**Prompt**
Take the lines from the one with "Rebuild this chart" through the one with "import numpy as np", both ends kept, and reproduce them exactly without the pictures.

**Data section**
[start]

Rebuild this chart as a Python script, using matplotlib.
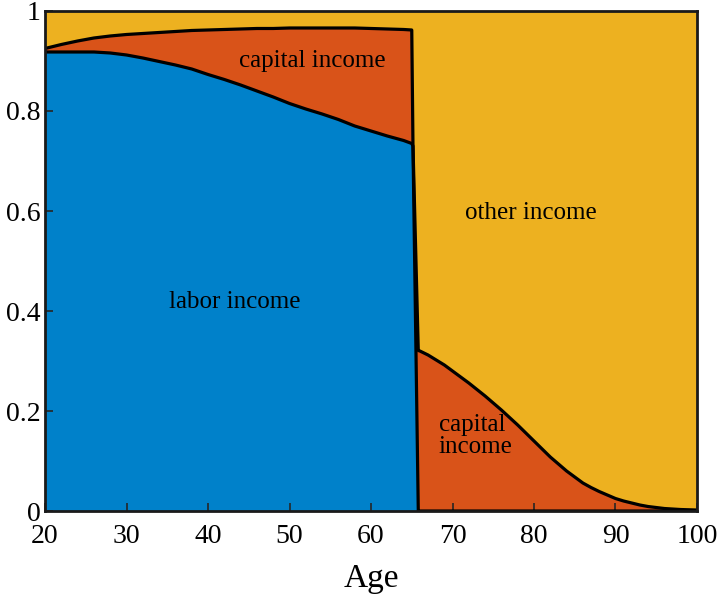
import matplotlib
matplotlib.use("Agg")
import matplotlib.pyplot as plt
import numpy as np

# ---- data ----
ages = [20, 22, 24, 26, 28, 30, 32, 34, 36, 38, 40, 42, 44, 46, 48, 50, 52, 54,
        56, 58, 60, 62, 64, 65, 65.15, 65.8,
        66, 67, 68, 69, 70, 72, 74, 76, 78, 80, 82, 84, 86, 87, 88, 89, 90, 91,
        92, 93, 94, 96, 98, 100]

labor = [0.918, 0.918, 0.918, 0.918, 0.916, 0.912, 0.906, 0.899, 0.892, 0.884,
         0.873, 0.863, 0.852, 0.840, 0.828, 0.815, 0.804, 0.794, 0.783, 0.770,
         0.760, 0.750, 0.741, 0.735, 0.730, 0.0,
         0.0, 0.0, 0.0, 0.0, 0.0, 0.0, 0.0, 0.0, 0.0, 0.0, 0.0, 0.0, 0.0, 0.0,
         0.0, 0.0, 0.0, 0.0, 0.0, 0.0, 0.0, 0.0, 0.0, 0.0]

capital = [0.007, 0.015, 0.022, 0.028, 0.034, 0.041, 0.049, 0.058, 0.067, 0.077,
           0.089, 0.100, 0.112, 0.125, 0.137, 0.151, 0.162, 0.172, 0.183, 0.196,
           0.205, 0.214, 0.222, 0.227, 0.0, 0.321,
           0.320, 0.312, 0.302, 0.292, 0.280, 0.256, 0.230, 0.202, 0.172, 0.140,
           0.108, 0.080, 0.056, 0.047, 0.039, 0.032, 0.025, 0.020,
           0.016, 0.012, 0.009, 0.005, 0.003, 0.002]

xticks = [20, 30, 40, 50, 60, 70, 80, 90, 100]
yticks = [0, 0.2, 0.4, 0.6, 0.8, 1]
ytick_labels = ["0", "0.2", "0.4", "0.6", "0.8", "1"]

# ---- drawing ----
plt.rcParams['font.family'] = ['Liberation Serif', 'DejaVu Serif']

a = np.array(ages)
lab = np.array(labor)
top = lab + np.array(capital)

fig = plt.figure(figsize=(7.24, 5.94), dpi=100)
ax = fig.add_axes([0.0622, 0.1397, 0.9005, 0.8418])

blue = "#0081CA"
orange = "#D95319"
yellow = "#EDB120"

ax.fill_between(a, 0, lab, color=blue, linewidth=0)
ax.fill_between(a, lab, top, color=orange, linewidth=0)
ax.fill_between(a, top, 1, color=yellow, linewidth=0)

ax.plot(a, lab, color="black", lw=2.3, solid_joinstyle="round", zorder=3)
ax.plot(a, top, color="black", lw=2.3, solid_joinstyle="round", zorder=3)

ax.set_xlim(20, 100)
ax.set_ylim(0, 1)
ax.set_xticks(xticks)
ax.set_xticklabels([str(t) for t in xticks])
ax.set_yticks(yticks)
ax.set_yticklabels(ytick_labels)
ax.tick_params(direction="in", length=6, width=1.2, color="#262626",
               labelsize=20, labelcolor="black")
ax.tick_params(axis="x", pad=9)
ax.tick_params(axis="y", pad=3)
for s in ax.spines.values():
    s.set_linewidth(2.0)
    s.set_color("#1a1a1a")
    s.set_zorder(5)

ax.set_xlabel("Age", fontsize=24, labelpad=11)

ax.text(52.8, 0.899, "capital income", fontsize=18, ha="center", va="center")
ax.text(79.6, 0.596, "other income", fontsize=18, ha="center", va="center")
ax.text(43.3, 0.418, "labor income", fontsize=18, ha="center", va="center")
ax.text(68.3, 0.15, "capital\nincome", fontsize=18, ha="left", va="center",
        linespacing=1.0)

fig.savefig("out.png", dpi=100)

[end]
[start]

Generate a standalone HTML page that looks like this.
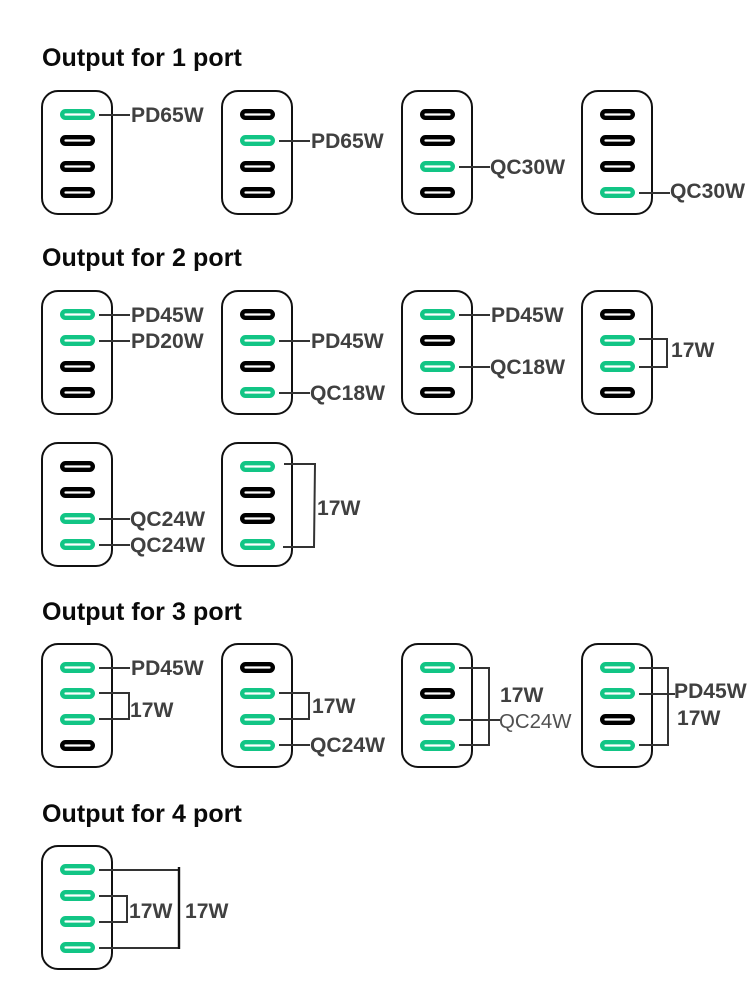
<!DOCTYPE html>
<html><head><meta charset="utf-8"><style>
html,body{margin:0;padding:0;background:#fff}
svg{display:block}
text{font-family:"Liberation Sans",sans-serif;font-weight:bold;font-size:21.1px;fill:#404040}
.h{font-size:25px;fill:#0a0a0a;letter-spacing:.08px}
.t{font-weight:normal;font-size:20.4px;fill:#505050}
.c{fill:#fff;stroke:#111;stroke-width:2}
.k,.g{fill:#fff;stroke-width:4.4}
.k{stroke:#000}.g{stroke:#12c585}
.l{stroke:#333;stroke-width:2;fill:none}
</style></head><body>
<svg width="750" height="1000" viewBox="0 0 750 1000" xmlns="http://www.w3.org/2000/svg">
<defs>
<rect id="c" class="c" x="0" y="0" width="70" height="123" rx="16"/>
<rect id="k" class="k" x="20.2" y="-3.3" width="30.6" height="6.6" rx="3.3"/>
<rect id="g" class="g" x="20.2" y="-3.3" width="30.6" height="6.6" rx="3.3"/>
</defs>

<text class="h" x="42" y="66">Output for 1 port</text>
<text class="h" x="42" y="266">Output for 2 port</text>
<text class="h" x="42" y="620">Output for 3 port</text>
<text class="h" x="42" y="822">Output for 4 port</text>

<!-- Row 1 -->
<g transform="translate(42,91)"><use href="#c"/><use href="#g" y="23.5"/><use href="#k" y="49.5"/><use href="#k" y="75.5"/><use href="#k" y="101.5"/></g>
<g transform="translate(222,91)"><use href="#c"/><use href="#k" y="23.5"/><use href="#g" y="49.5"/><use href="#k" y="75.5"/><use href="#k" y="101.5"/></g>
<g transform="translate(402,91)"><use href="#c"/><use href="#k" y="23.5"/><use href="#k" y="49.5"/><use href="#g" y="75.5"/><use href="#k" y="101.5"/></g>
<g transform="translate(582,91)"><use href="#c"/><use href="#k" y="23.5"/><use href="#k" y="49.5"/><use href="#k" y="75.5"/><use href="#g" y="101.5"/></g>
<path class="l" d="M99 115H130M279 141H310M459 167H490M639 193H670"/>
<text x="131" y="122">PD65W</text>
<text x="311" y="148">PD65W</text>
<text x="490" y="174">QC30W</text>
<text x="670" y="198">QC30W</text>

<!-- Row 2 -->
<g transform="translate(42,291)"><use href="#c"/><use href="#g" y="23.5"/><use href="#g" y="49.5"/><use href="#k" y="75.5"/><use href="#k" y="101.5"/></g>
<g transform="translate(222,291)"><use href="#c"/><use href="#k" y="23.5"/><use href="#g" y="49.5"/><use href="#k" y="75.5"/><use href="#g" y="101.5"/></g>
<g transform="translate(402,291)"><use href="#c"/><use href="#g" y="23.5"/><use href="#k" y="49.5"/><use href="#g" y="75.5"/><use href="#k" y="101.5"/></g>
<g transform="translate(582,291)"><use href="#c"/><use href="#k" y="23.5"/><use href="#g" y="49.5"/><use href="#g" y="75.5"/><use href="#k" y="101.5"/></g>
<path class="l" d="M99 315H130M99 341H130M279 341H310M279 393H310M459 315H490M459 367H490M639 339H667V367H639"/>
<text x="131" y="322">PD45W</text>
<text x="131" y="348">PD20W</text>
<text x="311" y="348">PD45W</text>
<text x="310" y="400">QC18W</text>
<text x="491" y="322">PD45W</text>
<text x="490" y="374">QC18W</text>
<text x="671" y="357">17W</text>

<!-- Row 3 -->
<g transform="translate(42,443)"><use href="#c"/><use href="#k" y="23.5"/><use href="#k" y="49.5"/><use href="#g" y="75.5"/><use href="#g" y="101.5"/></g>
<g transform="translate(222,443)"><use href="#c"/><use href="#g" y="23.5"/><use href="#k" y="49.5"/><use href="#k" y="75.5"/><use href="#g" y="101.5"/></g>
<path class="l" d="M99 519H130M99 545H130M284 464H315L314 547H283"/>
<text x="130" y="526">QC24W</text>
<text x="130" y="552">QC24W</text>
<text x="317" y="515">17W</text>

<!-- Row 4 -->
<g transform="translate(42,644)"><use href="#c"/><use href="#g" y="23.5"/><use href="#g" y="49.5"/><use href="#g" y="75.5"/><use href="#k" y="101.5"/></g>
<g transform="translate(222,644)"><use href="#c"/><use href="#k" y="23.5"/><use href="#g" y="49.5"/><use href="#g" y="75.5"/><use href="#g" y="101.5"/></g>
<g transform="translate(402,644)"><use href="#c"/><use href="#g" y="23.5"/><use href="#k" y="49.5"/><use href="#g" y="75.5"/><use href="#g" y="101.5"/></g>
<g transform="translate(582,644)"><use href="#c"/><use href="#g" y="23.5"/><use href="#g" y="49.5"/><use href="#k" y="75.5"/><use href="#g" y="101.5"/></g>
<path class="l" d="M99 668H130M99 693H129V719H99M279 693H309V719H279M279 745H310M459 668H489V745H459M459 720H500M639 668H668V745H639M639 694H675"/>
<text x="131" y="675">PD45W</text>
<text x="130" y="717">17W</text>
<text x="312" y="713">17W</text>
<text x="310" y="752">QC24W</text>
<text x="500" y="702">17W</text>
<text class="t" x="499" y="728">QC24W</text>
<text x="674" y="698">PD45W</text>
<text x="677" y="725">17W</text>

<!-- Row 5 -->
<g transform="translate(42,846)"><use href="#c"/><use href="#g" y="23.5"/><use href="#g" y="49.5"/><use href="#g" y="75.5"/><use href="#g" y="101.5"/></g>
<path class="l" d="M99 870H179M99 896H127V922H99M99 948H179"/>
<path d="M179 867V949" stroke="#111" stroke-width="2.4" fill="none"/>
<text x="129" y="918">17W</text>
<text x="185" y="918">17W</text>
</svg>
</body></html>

[end]
[start]

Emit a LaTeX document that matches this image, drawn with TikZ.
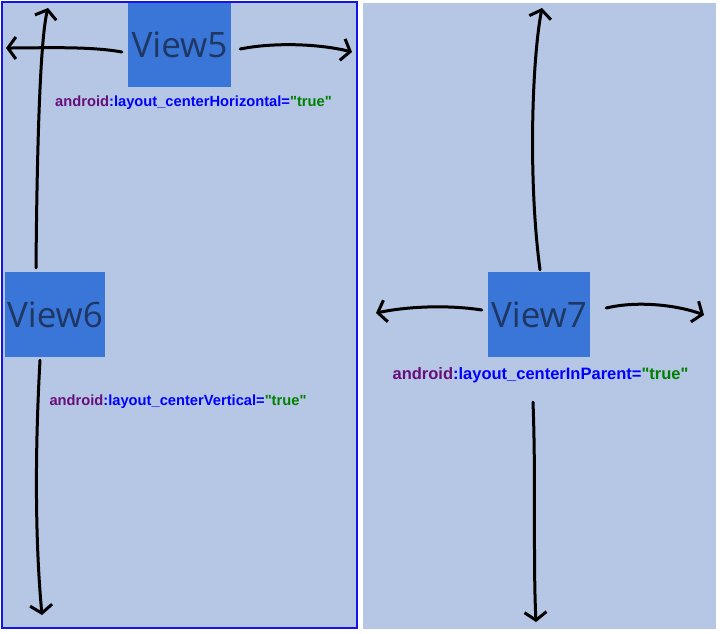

[end]

**Solution to the exercise**
Rebuild this chart as a Python script, using matplotlib.
import matplotlib
matplotlib.use("Agg")
import matplotlib.pyplot as plt
import numpy as np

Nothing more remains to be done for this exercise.